§ Materials provided
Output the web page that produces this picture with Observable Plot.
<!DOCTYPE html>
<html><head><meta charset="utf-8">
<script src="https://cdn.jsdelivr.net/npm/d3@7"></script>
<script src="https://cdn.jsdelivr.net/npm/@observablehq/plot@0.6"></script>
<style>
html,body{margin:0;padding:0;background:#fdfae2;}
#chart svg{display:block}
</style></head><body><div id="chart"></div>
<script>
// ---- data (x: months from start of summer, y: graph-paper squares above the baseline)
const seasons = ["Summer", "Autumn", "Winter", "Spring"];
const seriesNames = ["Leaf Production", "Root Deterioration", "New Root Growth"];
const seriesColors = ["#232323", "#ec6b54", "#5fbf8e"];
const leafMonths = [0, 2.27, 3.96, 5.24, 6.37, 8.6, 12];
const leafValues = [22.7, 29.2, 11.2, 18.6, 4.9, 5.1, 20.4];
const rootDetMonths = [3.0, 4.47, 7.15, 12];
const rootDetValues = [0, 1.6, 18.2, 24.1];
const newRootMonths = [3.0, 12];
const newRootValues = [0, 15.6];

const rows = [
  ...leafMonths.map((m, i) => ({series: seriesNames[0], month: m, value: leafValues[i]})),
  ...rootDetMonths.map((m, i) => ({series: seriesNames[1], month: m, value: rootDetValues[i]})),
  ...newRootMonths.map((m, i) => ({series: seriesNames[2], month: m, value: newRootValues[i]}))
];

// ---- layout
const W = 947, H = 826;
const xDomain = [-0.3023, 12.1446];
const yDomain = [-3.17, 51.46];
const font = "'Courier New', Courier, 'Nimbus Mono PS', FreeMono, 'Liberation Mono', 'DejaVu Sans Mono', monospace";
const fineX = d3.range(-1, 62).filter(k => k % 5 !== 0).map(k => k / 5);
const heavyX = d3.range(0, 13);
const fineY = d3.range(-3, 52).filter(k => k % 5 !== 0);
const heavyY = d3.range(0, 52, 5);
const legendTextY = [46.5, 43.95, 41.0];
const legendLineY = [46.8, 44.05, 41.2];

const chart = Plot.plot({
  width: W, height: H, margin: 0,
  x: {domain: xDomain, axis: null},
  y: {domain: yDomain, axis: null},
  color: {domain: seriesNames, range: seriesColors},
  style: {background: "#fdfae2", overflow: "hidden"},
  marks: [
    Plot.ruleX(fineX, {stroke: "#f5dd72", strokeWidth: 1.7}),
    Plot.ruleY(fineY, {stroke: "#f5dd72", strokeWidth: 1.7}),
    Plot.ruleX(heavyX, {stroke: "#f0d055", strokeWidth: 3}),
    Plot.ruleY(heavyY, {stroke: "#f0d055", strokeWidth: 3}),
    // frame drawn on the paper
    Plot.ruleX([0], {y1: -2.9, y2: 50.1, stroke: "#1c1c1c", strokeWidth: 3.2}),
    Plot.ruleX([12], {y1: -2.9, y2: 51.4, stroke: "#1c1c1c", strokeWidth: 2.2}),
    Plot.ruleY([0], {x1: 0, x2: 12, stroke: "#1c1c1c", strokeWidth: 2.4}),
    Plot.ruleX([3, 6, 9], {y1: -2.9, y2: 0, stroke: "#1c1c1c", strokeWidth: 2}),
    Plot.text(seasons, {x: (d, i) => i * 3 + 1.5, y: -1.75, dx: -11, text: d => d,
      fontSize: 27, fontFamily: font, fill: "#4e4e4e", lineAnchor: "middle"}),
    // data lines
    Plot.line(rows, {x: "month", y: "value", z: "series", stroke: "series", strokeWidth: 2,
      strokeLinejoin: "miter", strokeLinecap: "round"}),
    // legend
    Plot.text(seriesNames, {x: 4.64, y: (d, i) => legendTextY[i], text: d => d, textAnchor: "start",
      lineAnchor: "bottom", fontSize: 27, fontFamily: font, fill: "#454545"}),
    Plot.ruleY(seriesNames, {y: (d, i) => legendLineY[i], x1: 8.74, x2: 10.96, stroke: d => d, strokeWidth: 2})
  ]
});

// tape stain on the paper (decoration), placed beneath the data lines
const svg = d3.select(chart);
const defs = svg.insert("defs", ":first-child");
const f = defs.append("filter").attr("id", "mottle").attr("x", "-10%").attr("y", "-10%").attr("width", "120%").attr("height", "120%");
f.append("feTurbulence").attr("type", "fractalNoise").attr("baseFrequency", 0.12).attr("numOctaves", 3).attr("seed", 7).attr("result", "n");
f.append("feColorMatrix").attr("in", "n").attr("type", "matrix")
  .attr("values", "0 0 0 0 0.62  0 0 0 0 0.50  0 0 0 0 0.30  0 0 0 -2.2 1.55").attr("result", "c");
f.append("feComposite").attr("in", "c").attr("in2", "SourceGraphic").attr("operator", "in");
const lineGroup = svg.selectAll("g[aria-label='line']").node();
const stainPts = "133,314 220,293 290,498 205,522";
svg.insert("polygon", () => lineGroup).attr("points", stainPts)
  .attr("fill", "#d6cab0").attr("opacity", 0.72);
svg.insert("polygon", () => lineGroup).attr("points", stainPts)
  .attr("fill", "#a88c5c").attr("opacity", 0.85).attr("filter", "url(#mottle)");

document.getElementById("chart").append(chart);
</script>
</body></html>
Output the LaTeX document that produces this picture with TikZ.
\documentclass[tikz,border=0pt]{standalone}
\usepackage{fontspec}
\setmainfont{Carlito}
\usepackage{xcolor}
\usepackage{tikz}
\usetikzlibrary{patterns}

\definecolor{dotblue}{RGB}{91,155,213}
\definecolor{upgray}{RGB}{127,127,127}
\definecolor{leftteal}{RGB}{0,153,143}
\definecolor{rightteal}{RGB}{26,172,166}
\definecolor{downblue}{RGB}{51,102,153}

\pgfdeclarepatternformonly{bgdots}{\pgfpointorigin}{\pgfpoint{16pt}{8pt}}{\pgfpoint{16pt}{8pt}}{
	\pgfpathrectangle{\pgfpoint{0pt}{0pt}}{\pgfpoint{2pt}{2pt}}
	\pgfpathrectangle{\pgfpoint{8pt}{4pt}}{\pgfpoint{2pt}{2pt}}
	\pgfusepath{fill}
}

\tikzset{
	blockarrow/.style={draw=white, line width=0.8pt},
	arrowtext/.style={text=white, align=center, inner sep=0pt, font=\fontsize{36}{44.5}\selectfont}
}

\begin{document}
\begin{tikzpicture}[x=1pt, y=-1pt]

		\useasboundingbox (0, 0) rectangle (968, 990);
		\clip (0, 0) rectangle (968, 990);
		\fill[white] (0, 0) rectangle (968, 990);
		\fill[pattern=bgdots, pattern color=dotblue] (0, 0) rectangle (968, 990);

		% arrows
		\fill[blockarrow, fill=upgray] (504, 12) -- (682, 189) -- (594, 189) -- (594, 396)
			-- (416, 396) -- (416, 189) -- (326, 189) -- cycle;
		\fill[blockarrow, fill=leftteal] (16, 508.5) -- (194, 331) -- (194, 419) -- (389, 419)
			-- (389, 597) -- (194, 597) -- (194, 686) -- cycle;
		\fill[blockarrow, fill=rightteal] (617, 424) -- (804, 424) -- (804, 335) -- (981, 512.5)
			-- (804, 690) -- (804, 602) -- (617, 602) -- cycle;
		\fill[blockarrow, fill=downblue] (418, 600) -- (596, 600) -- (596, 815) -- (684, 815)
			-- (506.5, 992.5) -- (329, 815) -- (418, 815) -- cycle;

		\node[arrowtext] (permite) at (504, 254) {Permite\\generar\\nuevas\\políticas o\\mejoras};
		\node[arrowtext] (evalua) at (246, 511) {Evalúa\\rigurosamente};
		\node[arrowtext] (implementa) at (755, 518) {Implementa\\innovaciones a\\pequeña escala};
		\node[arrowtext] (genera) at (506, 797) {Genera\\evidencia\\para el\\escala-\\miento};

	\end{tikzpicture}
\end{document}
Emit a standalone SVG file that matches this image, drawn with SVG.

§ The problem
Retype the listing above in full, with no alterations.

§ Reply to the exercise
Output the web page that produces this picture with Observable Plot.
<!DOCTYPE html>
<html><head><meta charset="utf-8">
<script src="https://cdn.jsdelivr.net/npm/d3@7"></script>
<script src="https://cdn.jsdelivr.net/npm/@observablehq/plot@0.6"></script>
<style>
html,body{margin:0;padding:0;background:#fdfae2;}
#chart svg{display:block}
</style></head><body><div id="chart"></div>
<script>
// ---- data (x: months from start of summer, y: graph-paper squares above the baseline)
const seasons = ["Summer", "Autumn", "Winter", "Spring"];
const seriesNames = ["Leaf Production", "Root Deterioration", "New Root Growth"];
const seriesColors = ["#232323", "#ec6b54", "#5fbf8e"];
const leafMonths = [0, 2.27, 3.96, 5.24, 6.37, 8.6, 12];
const leafValues = [22.7, 29.2, 11.2, 18.6, 4.9, 5.1, 20.4];
const rootDetMonths = [3.0, 4.47, 7.15, 12];
const rootDetValues = [0, 1.6, 18.2, 24.1];
const newRootMonths = [3.0, 12];
const newRootValues = [0, 15.6];

const rows = [
  ...leafMonths.map((m, i) => ({series: seriesNames[0], month: m, value: leafValues[i]})),
  ...rootDetMonths.map((m, i) => ({series: seriesNames[1], month: m, value: rootDetValues[i]})),
  ...newRootMonths.map((m, i) => ({series: seriesNames[2], month: m, value: newRootValues[i]}))
];

// ---- layout
const W = 947, H = 826;
const xDomain = [-0.3023, 12.1446];
const yDomain = [-3.17, 51.46];
const font = "'Courier New', Courier, 'Nimbus Mono PS', FreeMono, 'Liberation Mono', 'DejaVu Sans Mono', monospace";
const fineX = d3.range(-1, 62).filter(k => k % 5 !== 0).map(k => k / 5);
const heavyX = d3.range(0, 13);
const fineY = d3.range(-3, 52).filter(k => k % 5 !== 0);
const heavyY = d3.range(0, 52, 5);
const legendTextY = [46.5, 43.95, 41.0];
const legendLineY = [46.8, 44.05, 41.2];

const chart = Plot.plot({
  width: W, height: H, margin: 0,
  x: {domain: xDomain, axis: null},
  y: {domain: yDomain, axis: null},
  color: {domain: seriesNames, range: seriesColors},
  style: {background: "#fdfae2", overflow: "hidden"},
  marks: [
    Plot.ruleX(fineX, {stroke: "#f5dd72", strokeWidth: 1.7}),
    Plot.ruleY(fineY, {stroke: "#f5dd72", strokeWidth: 1.7}),
    Plot.ruleX(heavyX, {stroke: "#f0d055", strokeWidth: 3}),
    Plot.ruleY(heavyY, {stroke: "#f0d055", strokeWidth: 3}),
    // frame drawn on the paper
    Plot.ruleX([0], {y1: -2.9, y2: 50.1, stroke: "#1c1c1c", strokeWidth: 3.2}),
    Plot.ruleX([12], {y1: -2.9, y2: 51.4, stroke: "#1c1c1c", strokeWidth: 2.2}),
    Plot.ruleY([0], {x1: 0, x2: 12, stroke: "#1c1c1c", strokeWidth: 2.4}),
    Plot.ruleX([3, 6, 9], {y1: -2.9, y2: 0, stroke: "#1c1c1c", strokeWidth: 2}),
    Plot.text(seasons, {x: (d, i) => i * 3 + 1.5, y: -1.75, dx: -11, text: d => d,
      fontSize: 27, fontFamily: font, fill: "#4e4e4e", lineAnchor: "middle"}),
    // data lines
    Plot.line(rows, {x: "month", y: "value", z: "series", stroke: "series", strokeWidth: 2,
      strokeLinejoin: "miter", strokeLinecap: "round"}),
    // legend
    Plot.text(seriesNames, {x: 4.64, y: (d, i) => legendTextY[i], text: d => d, textAnchor: "start",
      lineAnchor: "bottom", fontSize: 27, fontFamily: font, fill: "#454545"}),
    Plot.ruleY(seriesNames, {y: (d, i) => legendLineY[i], x1: 8.74, x2: 10.96, stroke: d => d, strokeWidth: 2})
  ]
});

// tape stain on the paper (decoration), placed beneath the data lines
const svg = d3.select(chart);
const defs = svg.insert("defs", ":first-child");
const f = defs.append("filter").attr("id", "mottle").attr("x", "-10%").attr("y", "-10%").attr("width", "120%").attr("height", "120%");
f.append("feTurbulence").attr("type", "fractalNoise").attr("baseFrequency", 0.12).attr("numOctaves", 3).attr("seed", 7).attr("result", "n");
f.append("feColorMatrix").attr("in", "n").attr("type", "matrix")
  .attr("values", "0 0 0 0 0.62  0 0 0 0 0.50  0 0 0 0 0.30  0 0 0 -2.2 1.55").attr("result", "c");
f.append("feComposite").attr("in", "c").attr("in2", "SourceGraphic").attr("operator", "in");
const lineGroup = svg.selectAll("g[aria-label='line']").node();
const stainPts = "133,314 220,293 290,498 205,522";
svg.insert("polygon", () => lineGroup).attr("points", stainPts)
  .attr("fill", "#d6cab0").attr("opacity", 0.72);
svg.insert("polygon", () => lineGroup).attr("points", stainPts)
  .attr("fill", "#a88c5c").attr("opacity", 0.85).attr("filter", "url(#mottle)");

document.getElementById("chart").append(chart);
</script>
</body></html>
Output the LaTeX document that produces this picture with TikZ.
\documentclass[tikz,border=0pt]{standalone}
\usepackage{fontspec}
\setmainfont{Carlito}
\usepackage{xcolor}
\usepackage{tikz}
\usetikzlibrary{patterns}

\definecolor{dotblue}{RGB}{91,155,213}
\definecolor{upgray}{RGB}{127,127,127}
\definecolor{leftteal}{RGB}{0,153,143}
\definecolor{rightteal}{RGB}{26,172,166}
\definecolor{downblue}{RGB}{51,102,153}

\pgfdeclarepatternformonly{bgdots}{\pgfpointorigin}{\pgfpoint{16pt}{8pt}}{\pgfpoint{16pt}{8pt}}{
	\pgfpathrectangle{\pgfpoint{0pt}{0pt}}{\pgfpoint{2pt}{2pt}}
	\pgfpathrectangle{\pgfpoint{8pt}{4pt}}{\pgfpoint{2pt}{2pt}}
	\pgfusepath{fill}
}

\tikzset{
	blockarrow/.style={draw=white, line width=0.8pt},
	arrowtext/.style={text=white, align=center, inner sep=0pt, font=\fontsize{36}{44.5}\selectfont}
}

\begin{document}
\begin{tikzpicture}[x=1pt, y=-1pt]

		\useasboundingbox (0, 0) rectangle (968, 990);
		\clip (0, 0) rectangle (968, 990);
		\fill[white] (0, 0) rectangle (968, 990);
		\fill[pattern=bgdots, pattern color=dotblue] (0, 0) rectangle (968, 990);

		% arrows
		\fill[blockarrow, fill=upgray] (504, 12) -- (682, 189) -- (594, 189) -- (594, 396)
			-- (416, 396) -- (416, 189) -- (326, 189) -- cycle;
		\fill[blockarrow, fill=leftteal] (16, 508.5) -- (194, 331) -- (194, 419) -- (389, 419)
			-- (389, 597) -- (194, 597) -- (194, 686) -- cycle;
		\fill[blockarrow, fill=rightteal] (617, 424) -- (804, 424) -- (804, 335) -- (981, 512.5)
			-- (804, 690) -- (804, 602) -- (617, 602) -- cycle;
		\fill[blockarrow, fill=downblue] (418, 600) -- (596, 600) -- (596, 815) -- (684, 815)
			-- (506.5, 992.5) -- (329, 815) -- (418, 815) -- cycle;

		\node[arrowtext] (permite) at (504, 254) {Permite\\generar\\nuevas\\políticas o\\mejoras};
		\node[arrowtext] (evalua) at (246, 511) {Evalúa\\rigurosamente};
		\node[arrowtext] (implementa) at (755, 518) {Implementa\\innovaciones a\\pequeña escala};
		\node[arrowtext] (genera) at (506, 797) {Genera\\evidencia\\para el\\escala-\\miento};

	\end{tikzpicture}
\end{document}
Emit a standalone SVG file that matches this image, drawn with SVG.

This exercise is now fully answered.